Well, perhaps he loped. Certainly he was in no itchin’ hurry. All the same, he got there ahead of everybody else and in 10.2sec. What would he do if was actually bothered? He’s not the fastest of starters because there’s an awful lot of him to get standing up and moving forward, but once he’s up, there’s no catching him.
He needs only 41 paces to get from one end of the straight to the other, he is the world record-holder at 9.72 and if anyone lets him get ahead, they’re not going to pass him. He doesn’t even think the 100 metres is his best event.
Asafa Powell, the second Jamaican, was second up, shaven-head, more consciously the star, more self-assertively the superman. He ran a little faster, slowing up with easy confidence.
The third participant in the triello was Tyson Gay, of the United States, looking distinctly edgy. Mind you, Buddha would look twitchy standing next to Bolt. Gay’s first run hummed with effort, with neuroses. But sprinting is a weird event; neuroses can be as helpful as calm. It’s all in the way these things take you.
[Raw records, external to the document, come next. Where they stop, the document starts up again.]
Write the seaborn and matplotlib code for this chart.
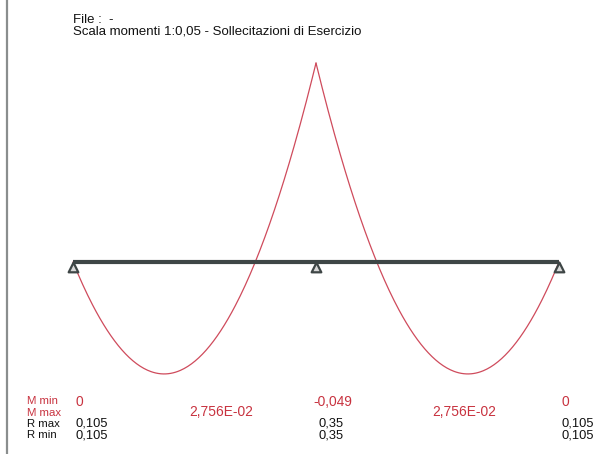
import numpy as np
import pandas as pd
import matplotlib
matplotlib.use("Agg")
import matplotlib.pyplot as plt
from matplotlib.lines import Line2D
from matplotlib.transforms import blended_transform_factory
import seaborn as sns

# Continuous beam on three supports, two equal spans, uniform load
supports = [0.0, 1.4, 2.8]            # support abscissae [m]
load_q = 0.2                          # distributed load
support_moments = [0.0, -0.049, 0.0]  # M min at supports
span_moments = [2.756e-02, 2.756e-02] # M max in spans
reactions_max = [0.105, 0.35, 0.105]
reactions_min = [0.105, 0.35, 0.105]

m_min_labels = ["0", "-0,049", "0"]
m_max_labels = ["2,756E-02", "2,756E-02"]
r_max_labels = ["0,105", "0,35", "0,105"]
r_min_labels = ["0,105", "0,35", "0,105"]
row_labels = ["M min", "M max", "R max", "R min"]

title_lines = ["File :  -", "Scala momenti 1:0,05 - Sollecitazioni di Esercizio"]

# Bending moment diagram from the support moments and the span load
rows = []
for i in range(len(supports) - 1):
    a, b = supports[i], supports[i + 1]
    L = b - a
    t = np.linspace(0.0, L, 200)
    m = (support_moments[i] * (1 - t / L) + support_moments[i + 1] * t / L
         + load_q * t * (L - t) / 2.0)
    rows.append(pd.DataFrame({"x": a + t, "M": m, "span": i}))
diagram = pd.concat(rows, ignore_index=True)
diagram["y"] = -diagram["M"]          # hogging drawn upward

sns.set_style("white")
plt.rcParams["font.family"] = ["Liberation Sans", "DejaVu Sans"]
narrow = ["Liberation Sans Narrow", "Liberation Sans", "DejaVu Sans"]

W, H = 604, 454
fig = plt.figure(figsize=(W / 100, H / 100), dpi=100)
ax = fig.add_axes([0, 0, 1, 1])

# Drawing scales (pixels per metre, pixels per moment unit)
x0_px, y0_px = 73, 262
kx = (559 - 73) / (supports[-1] - supports[0])
ky = 199 / 0.049
ax.set_xlim(-x0_px / kx, (W - x0_px) / kx)
ax.set_ylim(-(H - y0_px) / ky, y0_px / ky)
ax.axis("off")

red_curve = "#cf4b5c"
red_text = "#c8323f"
beam_col = "#3e4646"
dark = "#111111"

for i in range(len(supports) - 1):
    sns.lineplot(data=diagram[diagram["span"] == i], x="x", y="y", ax=ax,
                 color=red_curve, linewidth=0.9, sort=False, zorder=2,
                 legend=False)

# Beam axis
ax.plot([supports[0], supports[-1]], [0, 0], color=beam_col,
        linewidth=3.0, solid_capstyle="butt", zorder=3)

# Pinned supports
sup_df = pd.DataFrame({"x": supports, "y": [-4.5 / ky] * len(supports)})
sns.scatterplot(data=sup_df, x="x", y="y", ax=ax, marker="^", s=48,
                color="#d8d8d8", edgecolor=beam_col, linewidth=1.6,
                zorder=4, legend=False)

# Left frame rule
fig.add_artist(Line2D([7.5 / W, 7.5 / W], [0, 1], transform=fig.transFigure,
                      color="#8a8e8e", linewidth=1.6))

# Header
for j, line in enumerate(title_lines):
    fig.text(73 / W, 1 - (20 + 12 * j) / H, line, fontsize=9.5,
             color=dark, ha="left", va="center")

# Result table under the diagram
fs_row, fs_val, fs_red = 8.2, 9.3, 9.9
row_y = [401.5, 412.5, 424, 435]
row_col = [red_text, red_text, dark, dark]
for lab, yy, c in zip(row_labels, row_y, row_col):
    fig.text(27 / W, 1 - yy / H, lab, fontsize=fs_row, color=c,
             family=narrow, ha="left", va="center")

tr = blended_transform_factory(ax.transData, fig.transFigure)
dx = 2.5 / kx
for k, s in enumerate(supports):
    off = -3.0 / kx if m_min_labels[k].startswith("-") else dx
    ax.text(s + off, 1 - row_y[0] / H, m_min_labels[k], transform=tr,
            fontsize=fs_red, color=red_text, ha="left", va="center")
    ax.text(s + dx, 1 - row_y[2] / H, r_max_labels[k], transform=tr,
            fontsize=fs_val, color=dark, ha="left", va="center")
    ax.text(s + dx, 1 - row_y[3] / H, r_min_labels[k], transform=tr,
            fontsize=fs_val, color=dark, ha="left", va="center")

for i, lab in enumerate(m_max_labels):
    a, b = supports[i], supports[i + 1]
    ax.text(a + 0.48 * (b - a), 1 - row_y[1] / H, lab, transform=tr,
            fontsize=fs_red, color=red_text, ha="left", va="center")

fig.savefig("out.png", dpi=100, facecolor="white")
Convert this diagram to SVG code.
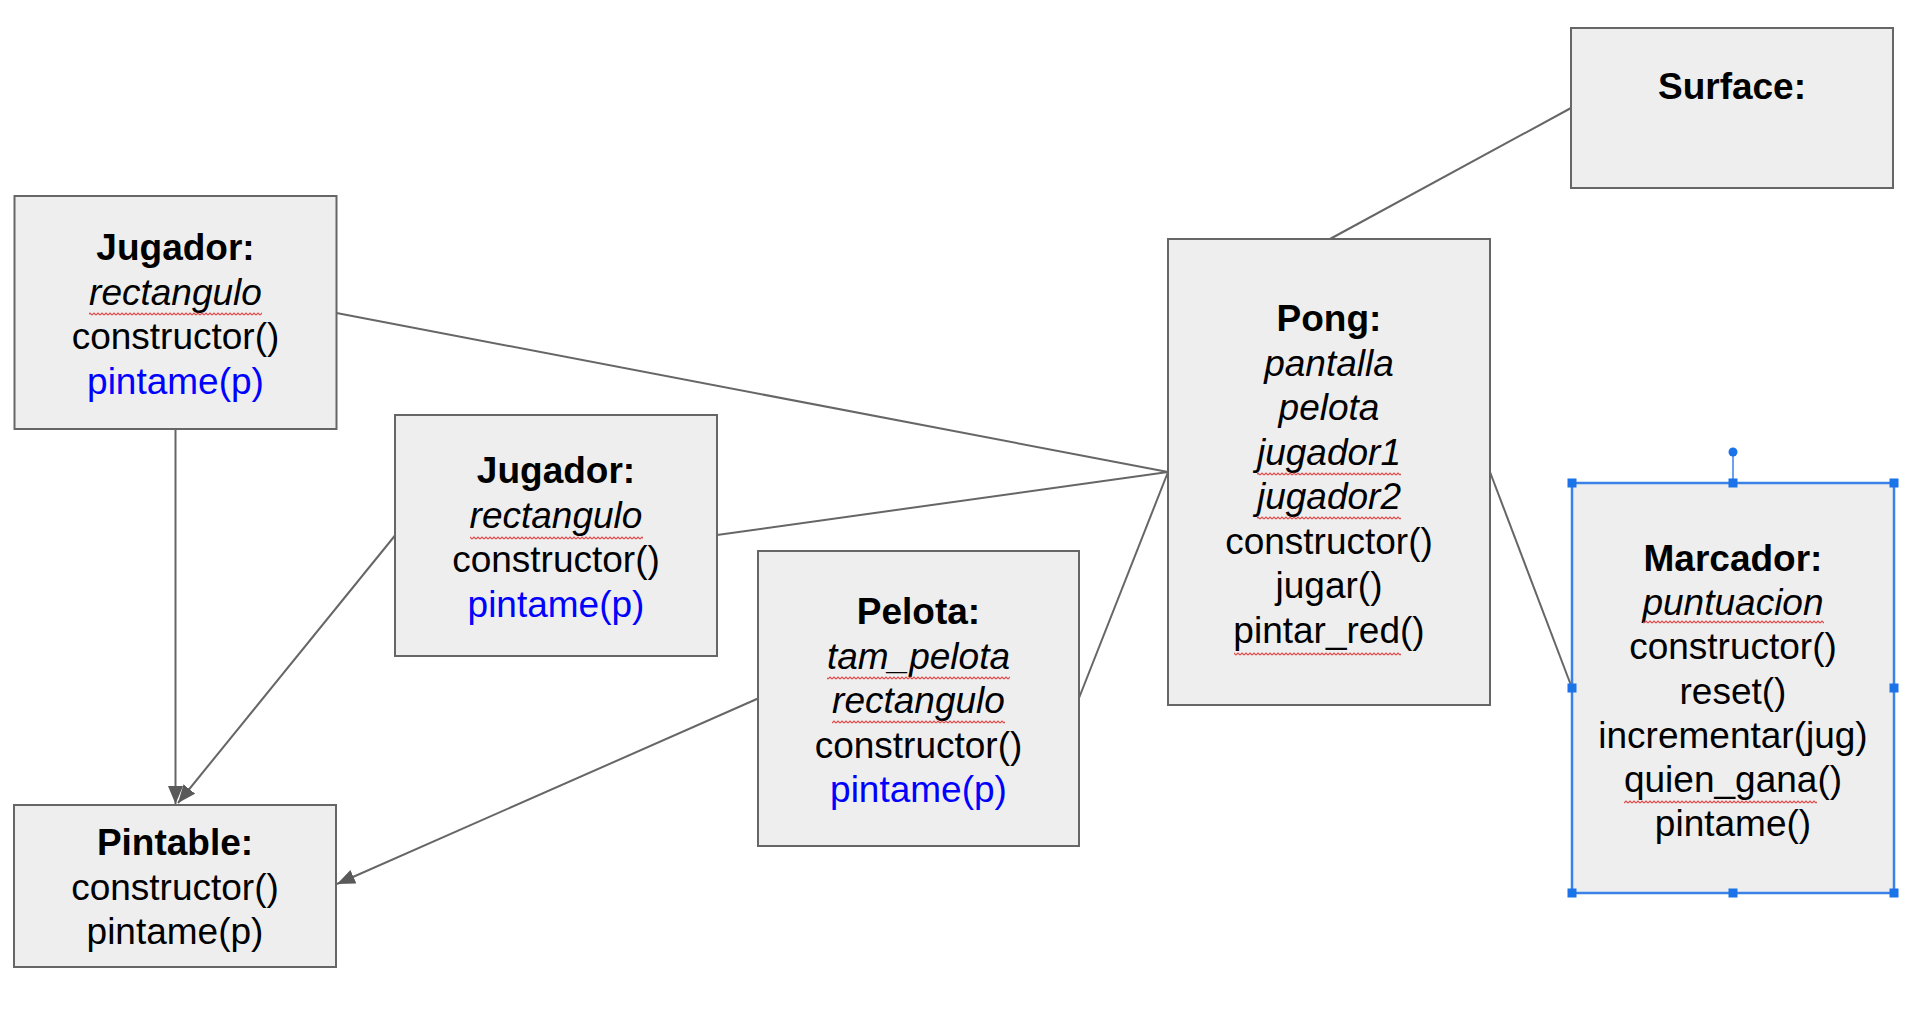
<svg xmlns="http://www.w3.org/2000/svg" width="1921" height="1011" viewBox="0 0 1921 1011">
<style>
.box{fill:#eeeeee;stroke:#666666;stroke-width:2}
.sel{fill:#eeeeee;stroke:#3b82e8;stroke-width:2.5}
text{font-family:"Liberation Sans",Arial,sans-serif;font-size:37px;fill:#000;text-anchor:middle}
.t{font-weight:bold}
.i{font-style:italic}
.b{fill:#0000ff}
.c{stroke:#666666;stroke-width:2;fill:none}
.h{fill:#1a73e8}
.sq{fill:url(#squig)}
</style>
<defs>
<marker id="arr" markerUnits="userSpaceOnUse" markerWidth="20" markerHeight="16" refX="18" refY="7.5" orient="auto">
<path d="M0,0 L18,7.5 L0,15 z" fill="#595959"/>
</marker>
<pattern id="squig" patternUnits="userSpaceOnUse" width="4" height="4">
<path d="M0,3 L2,1 L4,3" stroke="#e04848" stroke-width="1.2" fill="none"/>
</pattern>
</defs>
<rect width="1921" height="1011" fill="#ffffff"/>
<g id="connectors">
<line class="c" x1="336.5" y1="313" x2="1168" y2="472"/>
<line class="c" x1="717" y1="535" x2="1168" y2="472"/>
<line class="c" x1="1079" y1="698" x2="1168" y2="472"/>
<line class="c" x1="1330" y1="239" x2="1571" y2="108"/>
<line class="c" x1="1490" y1="472" x2="1572" y2="688"/>
<line class="c" x1="175.5" y1="429" x2="175.5" y2="804" marker-end="url(#arr)"/>
<line class="c" x1="395" y1="535.5" x2="178" y2="803" marker-end="url(#arr)"/>
<line class="c" x1="758" y1="698.5" x2="337" y2="884" marker-end="url(#arr)"/>
</g>
<g id="jugador1">
<rect class="box" x="14.5" y="196" width="322" height="233"/>
<text class="t" x="175.5" y="260">Jugador:</text>
<text class="i" x="175.5" y="304.5">rectangulo</text>
<rect class="sq" x="89" y="312" width="173" height="4"/>
<text x="175.5" y="349">constructor()</text>
<text class="b" x="175.5" y="393.5">pintame(p)</text>
</g>
<g id="jugador2">
<rect class="box" x="395" y="415" width="322" height="241"/>
<text class="t" x="556" y="483">Jugador:</text>
<text class="i" x="556" y="527.5">rectangulo</text>
<rect class="sq" x="470" y="536" width="173" height="4"/>
<text x="556" y="572">constructor()</text>
<text class="b" x="556" y="616.5">pintame(p)</text>
</g>
<g id="pintable">
<rect class="box" x="14" y="805" width="322" height="162"/>
<text class="t" x="175" y="855">Pintable:</text>
<text x="175" y="899.5">constructor()</text>
<text x="175" y="944">pintame(p)</text>
</g>
<g id="pelota">
<rect class="box" x="758" y="551" width="321" height="295"/>
<text class="t" x="918.5" y="624">Pelota:</text>
<text class="i" x="918.5" y="668.5">tam_pelota</text>
<rect class="sq" x="827" y="676" width="183" height="4"/>
<text class="i" x="918.5" y="713">rectangulo</text>
<rect class="sq" x="832" y="720" width="173" height="4"/>
<text x="918.5" y="757.5">constructor()</text>
<text class="b" x="918.5" y="802">pintame(p)</text>
</g>
<g id="pong">
<rect class="box" x="1168" y="239" width="322" height="466"/>
<text class="t" x="1329" y="331">Pong:</text>
<text class="i" x="1329" y="375.5">pantalla</text>
<text class="i" x="1329" y="420">pelota</text>
<text class="i" x="1329" y="464.5">jugador1</text>
<rect class="sq" x="1257" y="472" width="144" height="4"/>
<text class="i" x="1329" y="509">jugador2</text>
<rect class="sq" x="1257" y="516" width="144" height="4"/>
<text x="1329" y="553.5">constructor()</text>
<text x="1329" y="598">jugar()</text>
<text x="1329" y="642.5">pintar_red()</text>
<rect class="sq" x="1234" y="652" width="167" height="4"/>
</g>
<g id="surface">
<rect class="box" x="1571" y="28" width="322" height="160"/>
<text class="t" x="1732" y="99">Surface:</text>
</g>
<g id="marcador">
<rect class="sel" x="1572" y="483" width="322" height="410"/>
<text class="t" x="1733" y="571">Marcador:</text>
<text class="i" x="1733" y="615.2">puntuacion</text>
<rect class="sq" x="1643" y="620" width="181" height="4"/>
<text x="1733" y="659.4">constructor()</text>
<text x="1733" y="703.6">reset()</text>
<text x="1733" y="747.8">incrementar(jug)</text>
<text x="1733" y="792">quien_gana()</text>
<rect class="sq" x="1624" y="800" width="193" height="4"/>
<text x="1733" y="836.2">pintame()</text>
<line x1="1733" y1="483" x2="1733" y2="452" stroke="#3b82e8" stroke-width="1.5"/>
<circle class="h" cx="1733" cy="452" r="4.5"/>
<rect class="h" x="1567.5" y="478.5" width="9" height="9"/>
<rect class="h" x="1728.5" y="478.5" width="9" height="9"/>
<rect class="h" x="1889.5" y="478.5" width="9" height="9"/>
<rect class="h" x="1567.5" y="683.5" width="9" height="9"/>
<rect class="h" x="1889.5" y="683.5" width="9" height="9"/>
<rect class="h" x="1567.5" y="888.5" width="9" height="9"/>
<rect class="h" x="1728.5" y="888.5" width="9" height="9"/>
<rect class="h" x="1889.5" y="888.5" width="9" height="9"/>
</g>
</svg>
The evening session for the places in the semi-finals changed the nature of the triello. Gay could manage only second in his heat and he didn’t look like a man easing up. He pulled a hamstring in those always ferocious US Olympic trials a few weeks back and pulled out of the 200 metres. He still looked bothered yesterday. “I felt good and relaxed,” he said, but I suspect him of lying.
Powell ran 10.02 easing up, in full control, but the evening was effortlessly — and I pick the word with care — stolen by Bolt. He ran 9.92 and he hurried only the first 50 metres. After that he was looking about in mild interest at the scene around him. It was an utterly outrageous piece of running.